Riverwalk District businesses weather storms

Annie Conway
Both the new Virginia Street Bridge and the high levels of water flowing down the Truckee River have created an increase in pedestrian traffic to the benefit of businesses.
Annie Conway/NNBW |

Despite the harsh weather that northern Nevada has experienced over the past several months, retailers in the Riverwalk District said the weather has not hindered business overall. In fact, several business owners said they are seeing more people coming to the area to see the river.

“This weather brought a lot of people out and about that wouldn’t normally have been down by the river this time of year,” Jessica Fiegel, co-manager at Sierra Tap House, said.

Sierra Tap House is located at 253 W 1st Street right in front of the Truckee River. The local bar had to close on Jan. 8 due to the projected flooding. Community members helped them build a large barrier out of sand bags to protect the business.

“It was nice to see the community come together,” she said.

Fiegel moved to Reno 10 years ago from Washington and has worked at Sierra Tap House for seven years.

“This is by far the most I have seen,” she said about the wet weather and flooding.

Besides the one day in January, they have been able to remain open throughout the storms. The closure of 1-80 did delay Sierra Tap House from receiving some shipments of goods.

It was important for retailers to let their customers know if it was safe for customers to come down to the Riverwalk area. Many of the businesses used social media, live stream videos and other forms of communication to keep their patrons up-to-date during the harsh storms.

“We saw a lot of information sharing on our end between employees, customers and tenants,” Britton Griffith-Douglass, vice president of operations for Reno Engineering, said.

Reno Engineering owns several buildings in downtown that are leased to retail and office tenants including Arlington Towers.

Griffith-Douglas also said that the river is drawing people to the area.

“Right now people want to come down and they want to see it,” Griffith-Douglas said. “They want to see the new bridge and how it held up during the storm. So it is actually an odd draw.”

Chuck Shapiro, owner of the Wild River Grille, said the impact to their business has been minimal. Like Sierra Tap House, they had to close on Jan. 8 and placed sandbags in front of the establishment, which is located near the Virginia Street Bridge.
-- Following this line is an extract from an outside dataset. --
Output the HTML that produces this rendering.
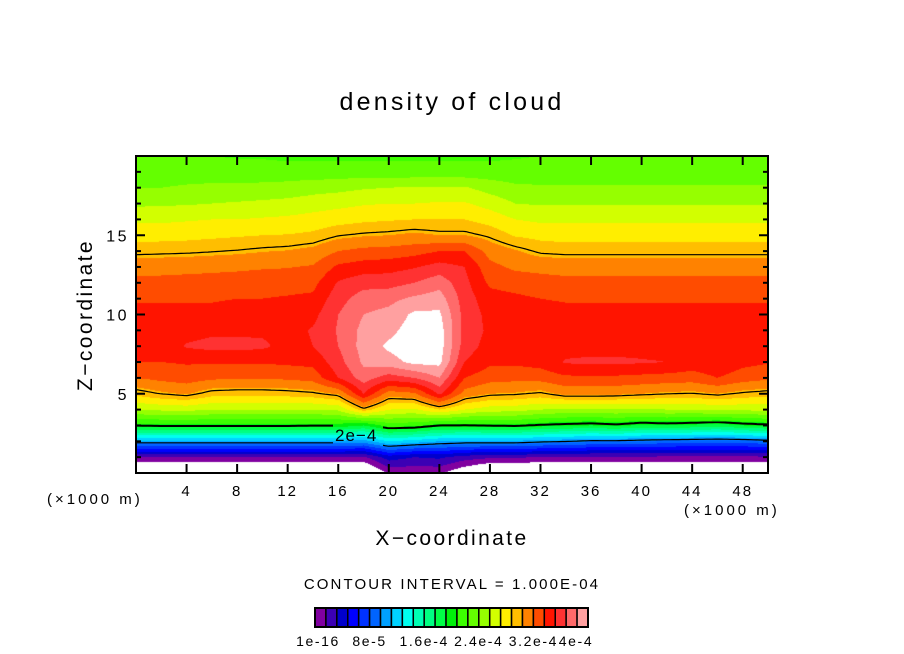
<!DOCTYPE html>
<html><head><meta charset="utf-8"><style>
html,body{margin:0;padding:0;background:#fff;}
#root{position:relative;width:904px;height:654px;overflow:hidden;background:#fff;font-family:"Liberation Sans",sans-serif;color:#000;}
.t{position:absolute;white-space:nowrap;}
</style></head><body>
<div id="root">
<div class="t" style="left:0;width:904px;top:88px;text-align:center;font-size:25px;letter-spacing:3.2px;">density of cloud</div>
<div class="t" style="left:86px;top:315px;font-size:21px;transform:translate(-50%,-50%) rotate(-90deg);letter-spacing:2.4px;">Z−coordinate</div>
<div class="t" style="left:0;width:904px;top:527px;text-align:center;font-size:21px;letter-spacing:2.4px;">X−coordinate</div>
<div class="t" style="left:47px;top:491px;font-size:15px;letter-spacing:3px;">(×1000 m)</div>
<div class="t" style="left:684px;top:502px;font-size:15px;letter-spacing:3px;">(×1000 m)</div>
<div class="t" style="left:0;width:904px;top:576px;text-align:center;font-size:15px;letter-spacing:2.1px;">CONTOUR INTERVAL = 1.000E-04</div>
<canvas id="fill" width="632" height="317" style="position:absolute;left:136px;top:156px;"></canvas>
<svg id="svg" width="904" height="654" style="position:absolute;left:0;top:0;">
<defs><mask id="lblmask"><rect x="0" y="0" width="904" height="654" fill="#fff"/><rect x="333" y="420" width="50" height="26" fill="#000"/></mask></defs>
</svg>
</div>
<script>
const xKm = [0,2,4,6,8,10,12,14,16,18,20,22,24,26,28,30,32,34,36,38,40,42,44,46,48,50];
const zKm = [0,1,2,3,4,5,6,7,8,9,10,11,12,13,14,15,16,17,18,19,20];
const densityByColumn = [
[-2,1.0,6.8,12.6,16.0,18.3,20.0,21.0,21.3,21.5,21.3,20.9,20.3,19.6,18.5,17.6,16.8,15.8,15.0,14.6,14.2],
[-2,1.0,6.8,12.7,16.2,18.8,20.3,21.0,21.4,21.5,21.3,20.9,20.3,19.65,18.55,17.65,16.8,15.85,15.0,14.6,14.2],
[-2,1.0,6.8,12.7,16.3,19.1,20.5,21.1,22.1,21.6,21.3,20.9,20.35,19.7,18.6,17.7,16.9,15.9,15.1,14.6,14.1],
[-2,1.0,6.8,12.7,16.0,18.4,20.2,21.1,22.3,21.8,21.3,20.9,20.4,19.75,18.7,17.8,17.0,16.0,15.2,14.5,14.0],
[-2,1.0,6.8,12.7,16.0,18.3,20.1,21.1,22.3,21.8,21.4,21.0,20.5,19.8,18.8,17.9,17.0,16.1,15.2,14.5,13.9],
[-2,1.0,6.8,12.7,16.0,18.3,20.1,21.1,22.2,21.8,21.4,21.0,20.55,19.9,18.95,18.0,17.1,16.2,15.3,14.4,13.9],
[-2,1.0,6.8,12.7,16.0,18.4,20.2,21.2,21.6,21.6,21.5,21.1,20.6,19.95,19.05,18.05,17.2,16.3,15.4,14.4,13.8],
[-2,1.0,6.8,12.6,16.0,18.6,20.4,21.3,22.0,22.1,21.7,21.2,20.7,20.1,19.3,18.2,17.4,16.5,15.6,14.4,13.8],
[-2,1.0,6.8,12.6,16.2,19.1,22.0,22.6,23.0,23.1,23.0,22.6,22.1,21.2,20.0,18.7,17.6,16.7,15.7,14.4,13.8],
[-2,0.8,6.5,12.0,18.5,22.0,23.5,24.2,24.4,24.3,24.0,23.5,22.6,21.5,20.3,18.9,17.8,16.9,15.9,14.5,13.8],
[0.2,2.5,8.0,13.5,17.0,19.5,22.5,24.6,25.2,24.7,24.3,23.7,22.6,21.6,20.4,19.0,17.9,17.0,16.0,14.4,13.8],
[0.2,2.0,7.5,13.3,16.8,19.8,23.0,25.3,25.6,25.5,25.2,24.2,23.0,21.9,20.6,19.2,18.0,17.0,16.1,14.4,13.8],
[0.2,2.2,7.0,12.5,18.0,22.2,24.0,25.3,25.5,25.5,25.2,24.5,23.6,22.4,21.0,19.0,18.0,17.1,16.1,14.4,13.8],
[-1,1.5,6.8,12.5,17.0,19.6,21.0,22.0,22.5,22.6,22.6,22.5,22.3,22.0,21.0,19.0,18.0,17.1,16.1,14.4,13.8],
[-2,1.2,6.8,12.6,16.5,19.0,20.4,21.2,21.6,21.8,21.7,21.4,20.8,20.3,19.6,18.6,17.6,16.6,15.6,14.4,13.8],
[-2,1.2,6.8,12.7,16.4,18.9,20.3,21.2,21.5,21.7,21.6,21.2,20.6,19.8,19.1,17.9,17.0,16.0,15.2,14.4,13.9],
[-2,0.9,6.5,12.4,16.0,18.6,20.4,21.4,21.5,21.6,21.4,21.0,20.4,19.7,18.6,17.7,16.8,15.9,15.1,14.5,14.0],
[-2,0.8,6.3,12.2,15.8,19.3,20.8,22.1,21.6,21.5,21.3,20.9,20.3,19.6,18.5,17.6,16.8,15.9,15.1,14.5,14.0],
[-2,0.8,6.0,12.0,15.8,19.3,20.8,22.2,21.6,21.5,21.3,20.9,20.3,19.6,18.5,17.6,16.8,15.9,15.1,14.6,14.1],
[-2,0.8,6.0,12.3,15.9,19.2,20.8,22.2,21.6,21.5,21.3,20.9,20.3,19.6,18.5,17.6,16.8,15.9,15.1,14.6,14.1],
[-2,0.8,5.8,11.8,15.8,19.0,20.7,22.1,21.6,21.5,21.3,20.9,20.3,19.6,18.5,17.6,16.8,15.9,15.1,14.6,14.2],
[-2,0.8,5.6,12.0,16.0,18.8,20.6,22.0,21.6,21.5,21.3,20.9,20.3,19.6,18.5,17.6,16.8,15.9,15.1,14.6,14.2],
[-2,0.8,5.5,11.8,16.0,18.7,20.5,21.6,21.5,21.5,21.3,20.9,20.3,19.6,18.5,17.6,16.8,15.9,15.1,14.6,14.2],
[-2,0.8,5.4,11.5,16.2,19.0,21.0,21.8,21.5,21.5,21.3,20.9,20.3,19.6,18.5,17.6,16.8,15.9,15.1,14.6,14.2],
[-2,0.8,5.5,12.0,16.2,18.6,20.5,21.3,21.4,21.5,21.3,20.9,20.3,19.6,18.5,17.6,16.8,15.9,15.1,14.6,14.2],
[-2,0.8,5.8,12.3,16.3,18.4,20.2,21.1,21.3,21.5,21.3,20.9,20.3,19.6,18.5,17.6,16.8,15.9,15.1,14.6,14.2]
];
const levelColors = ["#8000a0","#3c00b4","#0000cc","#0000ff","#0032ff","#0064ff","#00a0ff","#00d2ff","#00fff0","#00ffb4","#00ff82","#00ff46","#00f00a","#3cff00","#64ff00","#96ff00","#d2ff00","#ffee00","#ffbe00","#ff8200","#ff4c00","#ff1400","#ff3232","#ff6a6a","#ffa0a0"];
const contourLevels = [6.25,12.5,18.75];
const xTickValues = [4,8,12,16,20,24,28,32,36,40,44,48];
const zTickValues = [5,10,15];
const colorbarLabels = ["1e-16","8e-5","1.6e-4","2.4e-4","3.2e-4","4e-4"];

const L=136,R=768,T=156,B=473, X0=0,X1=50,Z0=0,Z1=20;
const sx = x => L + (x-X0)/(X1-X0)*(R-L);
const sz = z => B - (z-Z0)/(Z1-Z0)*(B-T);
function field(x,z){
  const nx=xKm.length, nz=zKm.length;
  let fx=(x-xKm[0])/(xKm[1]-xKm[0]); fx=Math.max(0,Math.min(nx-1.0001,fx));
  let fz=(z-zKm[0])/(zKm[1]-zKm[0]); fz=Math.max(0,Math.min(nz-1.0001,fz));
  const i=Math.floor(fx), j=Math.floor(fz), a=fx-i, b=fz-j;
  const c=densityByColumn;
  return c[i][j]*(1-a)*(1-b)+c[i+1][j]*a*(1-b)+c[i][j+1]*(1-a)*b+c[i+1][j+1]*a*b;
}
function hex(h){return [parseInt(h.substr(1,2),16),parseInt(h.substr(3,2),16),parseInt(h.substr(5,2),16)];}
const rgb = levelColors.map(hex);
const cv=document.getElementById('fill'), ctx=cv.getContext('2d');
const W=R-L,H=B-T, img=ctx.createImageData(W,H);
for(let py=0;py<H;py++){
  const z=Z1-(py+0.5)/H*(Z1-Z0);
  for(let px=0;px<W;px++){
    const x=X0+(px+0.5)/W*(X1-X0);
    const v=field(x,z);
    let c;
    if(v<0||v>=levelColors.length) c=[255,255,255];
    else c=rgb[Math.floor(v)];
    const k=(py*W+px)*4; img.data[k]=c[0];img.data[k+1]=c[1];img.data[k+2]=c[2];img.data[k+3]=255;
  }
}
ctx.putImageData(img,0,0);

const NS="http://www.w3.org/2000/svg", svg=document.getElementById('svg');
function mk(tag,attrs){const e=document.createElementNS(NS,tag);for(const k in attrs)e.setAttribute(k,attrs[k]);svg.appendChild(e);return e;}
const step=3;
const gx=Math.ceil(W/step)+1, gz=Math.ceil(H/step)+1;
const G=[];
for(let i=0;i<gx;i++){G.push([]);for(let j=0;j<gz;j++){const px=Math.min(W,i*step),py=Math.min(H,j*step);G[i].push(field(X0+px/W*(X1-X0),Z1-py/H*(Z1-Z0)));}}
contourLevels.forEach((lev,li)=>{
  let d="";
  for(let i=0;i<gx-1;i++)for(let j=0;j<gz-1;j++){
    const p=[[i,j],[i+1,j],[i+1,j+1],[i,j+1]];
    const pts=[];
    for(let e=0;e<4;e++){
      const A=p[e],Bp=p[(e+1)%4];
      const va=G[A[0]][A[1]],vb=G[Bp[0]][Bp[1]];
      if((va<lev)!==(vb<lev)){
        const t=(lev-va)/(vb-va);
        const px=L+Math.min(W,(A[0]+(Bp[0]-A[0])*t)*step), py=T+Math.min(H,(A[1]+(Bp[1]-A[1])*t)*step);
        pts.push([px,py]);
      }
    }
    if(pts.length>=2) d+="M"+pts[0][0].toFixed(1)+" "+pts[0][1].toFixed(1)+"L"+pts[1][0].toFixed(1)+" "+pts[1][1].toFixed(1);
    if(pts.length===4) d+="M"+pts[2][0].toFixed(1)+" "+pts[2][1].toFixed(1)+"L"+pts[3][0].toFixed(1)+" "+pts[3][1].toFixed(1);
  }
  const path=mk('path',{d:d,fill:'none',stroke:'#000','stroke-width':li===1?2:1.2,mask:'url(#lblmask)'});
  
  
});
const ct=mk('text',{x:335,y:441,'font-size':17,'letter-spacing':1,'font-family':'Liberation Sans, sans-serif'});
ct.textContent="2e−4";


const fr=mk('rect',{x:L,y:T,width:R-L,height:B-T,fill:'none',stroke:'#000','stroke-width':2});


xTickValues.forEach(v=>{
  const x=sx(v);
  const t1=mk('line',{x1:x,y1:B,x2:x,y2:B-9,stroke:'#000','stroke-width':2});
  
  
  const t2=mk('line',{x1:x,y1:T,x2:x,y2:T+9,stroke:'#000','stroke-width':2});
  
  
  const lb=mk('text',{x:x,y:496,'text-anchor':'middle','font-size':15,'letter-spacing':2,'font-family':'Liberation Sans, sans-serif'});
  lb.textContent=v;
  
  
});
for(let z=1;z<20;z++){
  const y=sz(z), len=(z%5===0)?9:5;
  const a=mk('line',{x1:L,y1:y,x2:L+len,y2:y,stroke:'#000','stroke-width':2});
  
  
  const b=mk('line',{x1:R,y1:y,x2:R-len,y2:y,stroke:'#000','stroke-width':2});
  
  
}
zTickValues.forEach(v=>{
  const lb=mk('text',{x:129,y:sz(v)+6,'text-anchor':'end','font-size':16,'letter-spacing':2.5,'font-family':'Liberation Sans, sans-serif'});
  lb.textContent=v;
  
  
});
const cbL=315,cbR=588,cbT=608,cbB=627,n=levelColors.length,bw=(cbR-cbL)/n;
levelColors.forEach((c,i)=>{
  const r=mk('rect',{x:cbL+i*bw,y:cbT,width:bw,height:cbB-cbT,fill:c,stroke:'#000','stroke-width':1.5});
  
  
});
const cbf=mk('rect',{x:cbL,y:cbT,width:cbR-cbL,height:cbB-cbT,fill:'none',stroke:'#000','stroke-width':2});


colorbarLabels.forEach((s,i)=>{
  const lb=mk('text',{x:cbL+i*5*bw+(i===0?3:0)+(i===5?-12:0),y:646,'text-anchor':'middle','font-size':14,'letter-spacing':1.6,'font-family':'Liberation Sans, sans-serif'});
  lb.textContent=s;
  
  
});
</script>
</body></html>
Shapiro said the water never got close enough to be of real danger.

“It is hard to say what would of happened with the old bridge, but having the new bridge completely took that out of the equation so it made us feel a lot better,” he said.

Shapiro said that most of their suppliers are local so the closure of 1-80 did not have much of an impact on his business.

“We probably would have made some more money on those rainy days but overall I think that it helps,” he said.

In fact, Shapiro said that the business had their best January and February ever due to the economic growth and the revitalization of downtown Reno.

“With the economy generally growing and new businesses coming to town we are just positioned in a good physical location and have a good business model for what has been happening in Reno,” Shapiro said.